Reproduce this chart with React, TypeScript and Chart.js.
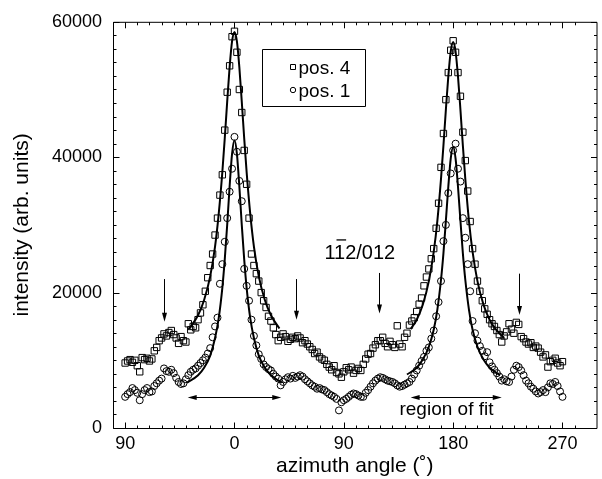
import React, { useEffect, useRef } from "react";
import { Chart, registerables } from "chart.js";

Chart.register(...registerables);

// ---------- data ----------
const seriesLabels = ["pos. 4", "pos. 1"];

const angles = [
  -90, -88, -86, -84, -82, -80, -78, -76, -74, -72,
  -70, -68, -66, -64, -62, -60, -58, -56, -54, -52,
  -50, -48, -46, -44, -42, -40, -38, -36, -34, -32,
  -30, -28, -26, -24, -22, -20, -18, -16, -14, -12,
  -10, -8, -6, -4, -2, 0, 2, 4, 6, 8,
  10, 12, 14, 16, 18, 20, 22, 24, 26, 28,
  30, 32, 34, 36, 38, 40, 42, 44, 46, 48,
  50, 52, 54, 56, 58, 60, 62, 64, 66, 68,
  70, 72, 74, 76, 78, 80, 82, 84, 86, 88,
  90, 92, 94, 96, 98, 100, 102, 104, 106, 108,
  110, 112, 114, 116, 118, 120, 122, 124, 126, 128,
  130, 132, 134, 136, 138, 140, 142, 144, 146, 148,
  150, 152, 154, 156, 158, 160, 162, 164, 166, 168,
  170, 172, 174, 176, 178, 180, 182, 184, 186, 188,
  190, 192, 194, 196, 198, 200, 202, 204, 206, 208,
  210, 212, 214, 216, 218, 220, 222, 224, 226, 228,
  230, 232, 234, 236, 238, 240, 242, 244, 246, 248,
  250, 252, 254, 256, 258, 260, 262, 264, 266, 268,
  270,
];

const pos4Values = [
  9600, 9900, 10100, 9700, 10000, 9200, 8300, 10400, 10100, 10300,
  9900, 10200, 11400, 11900, 12900, 13300, 13900, 13600, 14100, 14400,
  13800, 13300, 12500, 13500, 12900, 12700, 15400, 14500, 15000, 14800,
  16000, 17000, 18200, 20200, 22200, 24000, 25700, 28500, 31000, 34400,
  37400, 44000, 49600, 53500, 57800, 58600, 55500, 50000, 46600, 41000,
  36000, 31000, 25700, 24000, 22800, 21700, 20000, 18800, 17800, 16500,
  15800, 14800, 13800, 12900, 13400, 13900, 13500, 12800, 13100, 13400,
  13200, 13600, 13300, 12600, 12900, 12400, 12000, 11600, 11000, 11200,
  10500, 10200, 10000, 9400, 9000, 8600, 9200, 8200, 8000, 7500,
  8300, 8900, 8600, 9000, 8100, 8500, 8800, 8500, 9400, 10200,
  10900, 11000, 11800, 12300, 12900, 12900, 13400, 12500, 12000, 12800,
  12300, 11900, 15100, 12400, 12000, 13400, 14000, 15200, 15800, 16300,
  17200, 18300, 19200, 21000, 22300, 23500, 25000, 26500, 29500, 33200,
  38500, 43500, 48500, 52500, 55800, 57200, 55500, 52500, 49000, 43700,
  39500, 35000, 30500, 26500, 24200, 21700, 20200, 18800, 17600, 16800,
  16000, 15400, 15000, 14400, 13800, 12700, 13600, 14200, 15400, 14600,
  14000, 15600, 15300, 13500, 13200, 12700, 12400, 12600, 11900, 12100,
  11800, 11200, 10500, 10800, 9000, 9800, 10000, 10300, 9600, 9200,
  9800,
];

const pos1Values = [
  4600, 5000, 5300, 5900, 5600, 5200, 4100, 5000, 5600, 5900,
  5300, 5400, 6200, 6600, 7000, 7300, 8800, 8400, 8300, 8600,
  8100, 7400, 6800, 6500, 6600, 7200, 7800, 8300, 8600, 8800,
  9200, 9600, 10000, 10400, 11000, 11800, 13400, 15000, 16300, 21300,
  24200, 27500, 31000, 34900, 38300, 43000, 40800, 36500, 33500, 23500,
  21000, 18800, 16000, 13600, 12200, 10900, 10200, 9400, 9000, 8700,
  8500, 8000, 7600, 7300, 6300, 6800, 7200, 7500, 7300, 7700,
  7400, 7600, 7800, 7600, 7200, 6900, 6600, 6300, 6100, 5800,
  5900, 5700, 5600, 5300, 5000, 4800, 4600, 4300, 2600, 3800,
  4100, 4300, 4600, 4900, 5100, 5000, 4800, 4600, 4600, 5200,
  5600, 6100, 6600, 7000, 7300, 7500, 7400, 7200, 7000, 6900,
  6800, 6600, 6300, 6100, 6200, 6400, 6600, 6800, 7300, 7900,
  8500, 9200, 9900, 10500, 11400, 11900, 13200, 14400, 16500, 18600,
  21700, 27600, 30000, 34700, 37600, 41000, 42000, 38300, 36400, 31000,
  28100, 24200, 20200, 15800, 14000, 12900, 12100, 11400, 10600, 11200,
  9700, 9100, 8600, 8100, 7600, 7000, 7200, 6900, 6800, 7600,
  8600, 9200, 9000, 8500, 7800, 7000, 6600, 6100, 5800, 5400,
  5100, 5300, 5600, 5300, 6000, 6600, 6500, 6800, 6200, 5400,
  4600,
];

// fitted curves
const fit4Peak1Angles = [-38, -30, -25, -20, -16, -13, -10, -8, -6, -4, -2, 0, 2, 4, 6, 8, 10, 13, 16, 20, 25, 30, 37];
const fit4Peak1Values = [14500, 16650, 18900, 22400, 26800, 31600, 37800, 42800, 48200, 53300, 57100, 58500, 57100, 53300, 48200, 42800, 37800, 31600, 26800, 22400, 18900, 16650, 14700];

const fit1Peak1Angles = [-39, -30, -25, -20, -16, -13, -10, -8, -6, -4, -2, 0, 2, 4, 6, 8, 10, 13, 16, 20, 25, 30, 39];
const fit1Peak1Values = [6700, 7800, 8900, 10700, 13300, 16200, 20700, 24900, 30000, 35700, 40500, 42500, 40500, 35700, 30000, 24900, 20700, 16200, 13300, 10700, 8900, 7800, 6700];

const fit4Peak2Angles = [145, 150, 155, 160, 164, 167, 170, 172, 174, 176, 178, 180, 182, 184, 186, 188, 190, 193, 196, 200, 205, 210, 215, 222];
const fit4Peak2Values = [14600, 16000, 18200, 21700, 26000, 30600, 36800, 41700, 47000, 51900, 55600, 57000, 55600, 51900, 47000, 41700, 36800, 30600, 26000, 21700, 18200, 16000, 14600, 13300];

const fit1Peak2Angles = [142, 150, 155, 160, 164, 167, 170, 172, 174, 176, 178, 180, 182, 184, 186, 188, 190, 193, 196, 200, 205, 210, 218.5];
const fit1Peak2Values = [7900, 8900, 10100, 12000, 14500, 17500, 21900, 25800, 30600, 35600, 39800, 41500, 39800, 35600, 30600, 25800, 21900, 17500, 14500, 12000, 10100, 8900, 7800];

// annotations (data coordinates)
const arrowAngles = [-58, 51, 119, 234];
const arrowTops = [22000, 22000, 22900, 22800];
const arrowTips = [15700, 16000, 16900, 16700];

const fitRegionStarts = [-38.5, 145];
const fitRegionEnds = [38.5, 220];
const fitRegionLevel = 4600;

const regionLabel = "region of fit";
const regionLabelAngle = 174.5;
const regionLabelValue = 1900;

const reflexParts = ["1", "1", "2/012"]; // second "1" carries an overbar
const reflexAngle = 74;
const reflexValue = 24900;

// axis range / ticks
const xMin = -100;
const xMax = 298;
const yMin = 0;
const yMax = 60000;

const FONT = "'Liberation Sans', Arial, Helvetica, sans-serif";

function pts(xs: number[], ys: number[]) {
  return xs.map((x, i) => ({ x, y: ys[i] }));
}

const decoPlugin = {
  id: "deco",
  afterDatasetsDraw(chart: any) {
    const { ctx, chartArea: a, scales } = chart;
    const x = scales.x;
    const y = scales.y;
    ctx.save();
    ctx.strokeStyle = "#000";
    ctx.fillStyle = "#000";
    ctx.lineWidth = 1;

    const L = a.left + 0.5;
    const R = a.right + 0.5;
    const T = a.top + 0.5;
    const B = a.bottom + 0.5;

    // frame
    ctx.beginPath();
    ctx.rect(L, T, R - L, B - T);
    ctx.stroke();

    // inward ticks
    ctx.beginPath();
    x.ticks.forEach((t: any) => {
      const v = t.value;
      if (Math.abs(v % 10) > 1e-9) return;
      const px = Math.round(x.getPixelForValue(v)) + 0.5;
      const len = Math.abs(v % 90) < 1e-9 ? 6 : 3;
      ctx.moveTo(px, B);
      ctx.lineTo(px, B - len);
      ctx.moveTo(px, T);
      ctx.lineTo(px, T + len);
    });
    y.ticks.forEach((t: any) => {
      const v = t.value;
      if (Math.abs(v % 2000) > 1e-9) return;
      const py = Math.round(y.getPixelForValue(v)) + 0.5;
      const len = Math.abs(v % 20000) < 1e-9 ? 6 : 3;
      ctx.moveTo(L, py);
      ctx.lineTo(L + len, py);
      ctx.moveTo(R, py);
      ctx.lineTo(R - len, py);
    });
    ctx.stroke();

    // down arrows
    const head = 9;
    const hw = 2.5;
    arrowAngles.forEach((ang, i) => {
      const px = Math.round(x.getPixelForValue(ang)) + 0.5;
      const y1 = y.getPixelForValue(arrowTops[i]);
      const y2 = y.getPixelForValue(arrowTips[i]);
      ctx.beginPath();
      ctx.moveTo(px, y1);
      ctx.lineTo(px, y2 - head + 1);
      ctx.stroke();
      ctx.beginPath();
      ctx.moveTo(px, y2);
      ctx.lineTo(px - hw, y2 - head);
      ctx.lineTo(px + hw, y2 - head);
      ctx.closePath();
      ctx.fill();
    });

    // region-of-fit double arrows
    const ly = Math.round(y.getPixelForValue(fitRegionLevel)) + 0.5;
    fitRegionStarts.forEach((s, i) => {
      const x1 = x.getPixelForValue(s);
      const x2 = x.getPixelForValue(fitRegionEnds[i]);
      ctx.beginPath();
      ctx.moveTo(x1 + head - 1, ly);
      ctx.lineTo(x2 - head + 1, ly);
      ctx.stroke();
      ctx.beginPath();
      ctx.moveTo(x1, ly);
      ctx.lineTo(x1 + head, ly - hw);
      ctx.lineTo(x1 + head, ly + hw);
      ctx.closePath();
      ctx.fill();
      ctx.beginPath();
      ctx.moveTo(x2, ly);
      ctx.lineTo(x2 - head, ly - hw);
      ctx.lineTo(x2 - head, ly + hw);
      ctx.closePath();
      ctx.fill();
    });

    // texts
    ctx.font = `19px ${FONT}`;
    ctx.textAlign = "center";
    ctx.textBaseline = "alphabetic";
    ctx.fillText(regionLabel, x.getPixelForValue(regionLabelAngle), y.getPixelForValue(regionLabelValue));

    ctx.font = `20px ${FONT}`;
    ctx.textAlign = "left";
    const rx = x.getPixelForValue(reflexAngle);
    const ry = y.getPixelForValue(reflexValue);
    const w0 = ctx.measureText(reflexParts[0]).width;
    const w1 = ctx.measureText(reflexParts[1]).width;
    ctx.fillText(reflexParts.join(""), rx, ry);
    ctx.beginPath();
    ctx.lineWidth = 1.3;
    ctx.moveTo(rx + w0 + 1, ry - 19.5);
    ctx.lineTo(rx + w0 + w1 - 0.5, ry - 19.5);
    ctx.stroke();
    ctx.lineWidth = 1;

    // legend box
    ctx.beginPath();
    ctx.rect(262.5, 49.5, 103, 57);
    ctx.stroke();
    ctx.beginPath();
    ctx.rect(290.5, 64.5, 5, 5);
    ctx.stroke();
    ctx.beginPath();
    ctx.arc(293, 90, 2.7, 0, Math.PI * 2);
    ctx.stroke();
    ctx.font = `19px ${FONT}`;
    ctx.textAlign = "left";
    ctx.fillText(seriesLabels[0], 298.5, 73.5);
    ctx.fillText(seriesLabels[1], 298.5, 97);

    ctx.restore();
  },
};

export default function App() {
  const ref = useRef<HTMLCanvasElement | null>(null);

  useEffect(() => {
    document.body.style.margin = "0";
    if (!ref.current) return;
    Chart.defaults.font.family = FONT;
    Chart.defaults.color = "#000";

    const fitStyle = {
      showLine: true,
      pointRadius: 0,
      borderColor: "#000",
      borderWidth: 2,
      cubicInterpolationMode: "monotone" as const,
      order: 0,
      fill: false,
    };

    const chart = new Chart(ref.current, {
      type: "scatter",
      data: {
        datasets: [
          { ...fitStyle, label: "fit4a", data: pts(fit4Peak1Angles, fit4Peak1Values) },
          { ...fitStyle, label: "fit1a", data: pts(fit1Peak1Angles, fit1Peak1Values) },
          { ...fitStyle, label: "fit4b", data: pts(fit4Peak2Angles, fit4Peak2Values) },
          { ...fitStyle, label: "fit1b", data: pts(fit1Peak2Angles, fit1Peak2Values) },
          {
            label: seriesLabels[0],
            data: pts(angles, pos4Values),
            pointStyle: "rect",
            pointRadius: 4.5,
            pointBorderWidth: 1,
            pointBorderColor: "#000",
            pointBackgroundColor: "rgba(255,255,255,0)",
            order: 2,
          },
          {
            label: seriesLabels[1],
            data: pts(angles, pos1Values),
            pointStyle: "circle",
            pointRadius: 3.5,
            pointBorderWidth: 1,
            pointBorderColor: "#000",
            pointBackgroundColor: "rgba(255,255,255,0)",
            order: 2,
          },
        ],
      },
      options: {
        responsive: false,
        animation: false,
        devicePixelRatio: 1,
        layout: { padding: { top: 19, right: 1, left: 0, bottom: 0 } },
        plugins: { legend: { display: false }, tooltip: { enabled: false } },
        scales: {
          x: {
            type: "linear",
            min: xMin,
            max: xMax,
            grid: { display: false, drawTicks: false },
            border: { display: false },
            ticks: {
              stepSize: 10,
              autoSkip: false,
              maxRotation: 0,
              minRotation: 0,
              padding: 5,
              color: "#000",
              font: { size: 18, family: FONT },
              callback: (v: any) => (Math.abs(Number(v) % 90) < 1e-9 ? String(Math.abs(Number(v))) : ""),
            },
            title: {
              display: true,
              text: "azimuth angle (˚)",
              color: "#000",
              font: { size: 21, family: FONT },
              padding: { top: 0, bottom: 0 },
            },
            afterFit: (s: any) => {
              s.height = 51;
            },
          },
          y: {
            type: "linear",
            min: yMin,
            max: yMax,
            grid: { display: false, drawTicks: false },
            border: { display: false },
            ticks: {
              stepSize: 2000,
              autoSkip: false,
              padding: 11,
              color: "#000",
              font: { size: 18, family: FONT },
              callback: (v: any) => (Math.abs(Number(v) % 20000) < 1e-9 ? String(v) : ""),
            },
            title: {
              display: true,
              text: "intensity (arb. units)",
              color: "#000",
              font: { size: 21, family: FONT },
              padding: { top: 10, bottom: 0 },
            },
            afterFit: (s: any) => {
              s.width = 113;
            },
          },
        },
      },
      plugins: [decoPlugin],
    });

    return () => chart.destroy();
  }, []);

  return (
    <div style={{ width: 602, height: 479 }}>
      <canvas ref={ref} width={602} height={479} style={{ display: "block" }} />
    </div>
  );
}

|---|

» **INSTRUCTIONS TO FOLLOW**: Give only the number of lines in the material above that include the word "React".

» **SOLUTION**: 2